Todo lo que llega del exterior —radiollamadas de exploradores contratados, visitantes de zonas con menos suerte, enfermos de radiación, peces muertos empujados por el oleaje— es amortiguado antes del contacto efectivo con los huéspedes, como si ensordecer las novedades fuera la única vía para contradecir, hasta donde sea posible, la realidad que igual se filtra y los va cercando. Los anfitriones están representados por la Dirección, una entidad incierta que arbitra el grupo y con la que el narrador discute abiertamente sólo cuando se sienta a escribir, y así la espera en Termush degenera en elongación más que en inminencia, dictamen walseriano que Holm acompaña con un estilo sereno hasta en las escenas de mayor dramatismo, que se narran como por goteo y con distancia, a tal punto que el avance de las tropas de seguridad es apenas un rumor de pasos y las detonaciones se amansan solas en el viento. Casi un resumen de la agonía de la época: la publicación original data de 1967, cuando vivir al borde de la tragedia global era ni más ni menos que vivir.
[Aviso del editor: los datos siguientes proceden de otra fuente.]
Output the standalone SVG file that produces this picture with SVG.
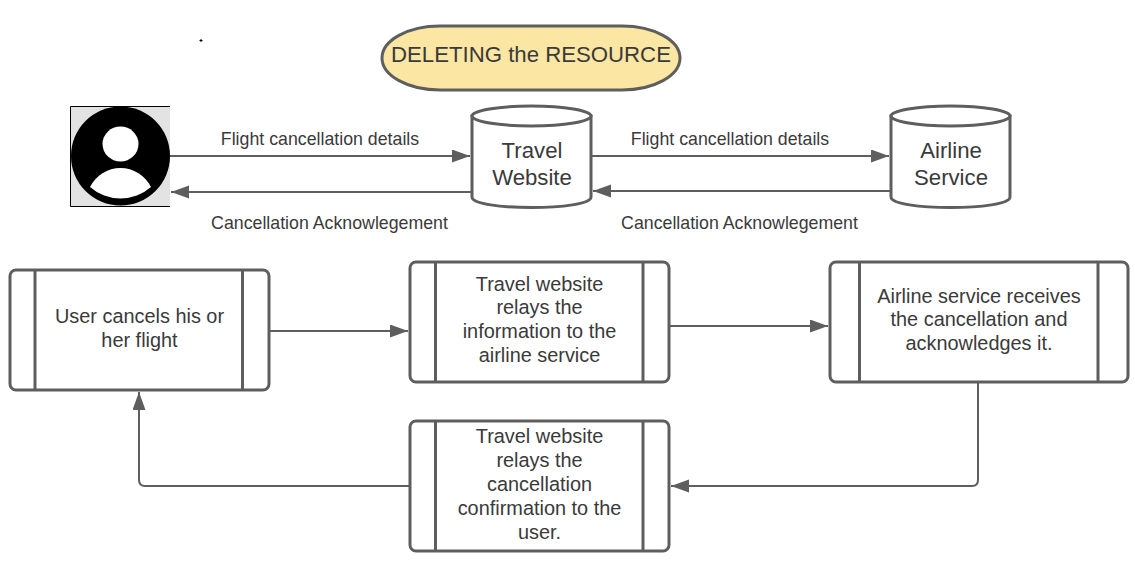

Corán sin camellos, la novela difiere los elementos primordiales de la literatura científica, pero no consigue evitar que esos mismos elementos se agolpen en un horizonte cada vez más espeso. Los sucesos menores, individuales e indivisibles, corporizan sin saberlo el gran acontecimiento, y Termush, como la Dirección a los pensionistas, le hace creer al lector que el tiempo que encierran sus páginas continuará avanzando sin cambios, sin la acumulación de los movimientos que preparan el colapso. Al fin y al cabo, mucho o poco, el único fundamento de la agonía es durar.
Sven Holm, Termush, traducción de Daniel Sancosmed Masiá, Impedimenta, 2024, 144 págs.